In-House IT vs Managed IT Services: Which Actually Makes Sense for Your Business?

Most growing businesses reach a point where their current IT setup starts to feel reactive rather than supportive. If you’re weighing up in-house IT versus managed IT services, this tech talk breaks down the real differences and helps you work out which approach actually makes sense for your business.

This is a conversation our sales team have a lot with new customers. It usually starts with something like, “We’ve got an internal IT person, but things still feel reactive,” or “We’re not sure if managed IT is overkill for a business our size.”

If you’re weighing up in-house vs managed IT services, you’re not alone. On paper, having someone internal can feel simpler. However, the decision is a bit more complicated, especially for small to medium sized businesses.

What do we actually mean by in-house IT?

Team looking at computer

In-house IT typically means a single IT manager or technician or a very small internal IT team.

For some businesses, this works well. This is often the case where IT is closely tied to daily operations.

What we often see, though, is in-house IT being stretched thin. One person covering helpdesk tickets, security, backups, vendor management, projects, future strategy, and compliance is a lot to ask, especially in the technology space which is constantly evolving.  Even the most capable individuals can end up stuck reacting to issues rather than planning ahead and keeping up to date with the latest tech.

What are managed IT services?

Managed IT services are essentially outsourced IT support, but delivered on an ongoing and proactive basis, not just “call us when it breaks”.

A managed IT provider, like Mother, will usually look after daily support, monitoring and maintenance, cybersecurity, backups and disaster recovery, and longer-term planning. The key difference is coverage. Instead of relying on one person, you have access to a wider team with different skill sets and specialisms.

Cost: the part everyone focuses on first

At first glance, in-house IT can appear cheaper. One salary and no monthly contract feels pretty straightforward.

Once you look a little closer, hidden costs often emerge. These can include salary related costs like pensions and training, a lack of cover during holidays or sickness, and the need to pay extra for external support when something falls outside your IT person’s realm.
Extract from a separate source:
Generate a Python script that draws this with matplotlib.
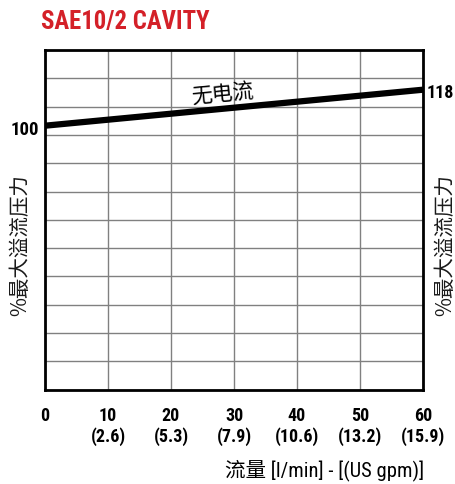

Managed IT services come with predictable costs. You pay a fixed monthly fee that usually includes support, tooling, monitoring, and ongoing improvements. It is not always cheaper, but it is far more transparent and easier to budget for.

Skills, depth, and the “what happens if…” question

This is where the difference often becomes most obvious.

Many internal IT staff are excellent at keeping things running day to day, but do not always have the time or headspace to stay on top of evolving cybersecurity threats, compliance requirements, long-term IT strategy, or new technologies that could genuinely benefit the business.

With managed IT support, you are not dependent on one person knowing everything. Problems that span networking, security, cloud, and hardware are handled as part of the norm, rather than becoming a crisis.

And then there is the uncomfortable question many directors eventually ask: what happens if our IT person leaves?

Control vs collaboration

A team collaborating around a table

A common concern is losing control by outsourcing IT. In reality, it is less about control and more about collaboration.

The best setups are where the business owns decisions and priorities, and IT, whether internal or managed, advises, implements, and challenges when needed. Managed IT should not mean handing everything over blindly. At Mother, we like to act as an extension to your organisation, constantly working with your organisation to see what works and what doesn’t.

So which is better: in house or outsourced IT Support

There is no universal answer.

An internal IT team can make sense if you are large enough to support a full team, IT is central to your core product, or you need a constant on-site presence.

Managed IT services tend to work well if you want predictable costs, value proactive support over firefighting, need access to a wider range of expertise, or want to avoid IT becoming a single point of failure.

Some businesses choose a mixed approach, keeping internal IT while using a MSP for additional help with things like cybersecurity and strategy. 

One last thing

From our side at Mother, most businesses do not come to us because their IT is completely broken. They come because it is likely holding them back or because too much pressure and responsibility sits with one individual.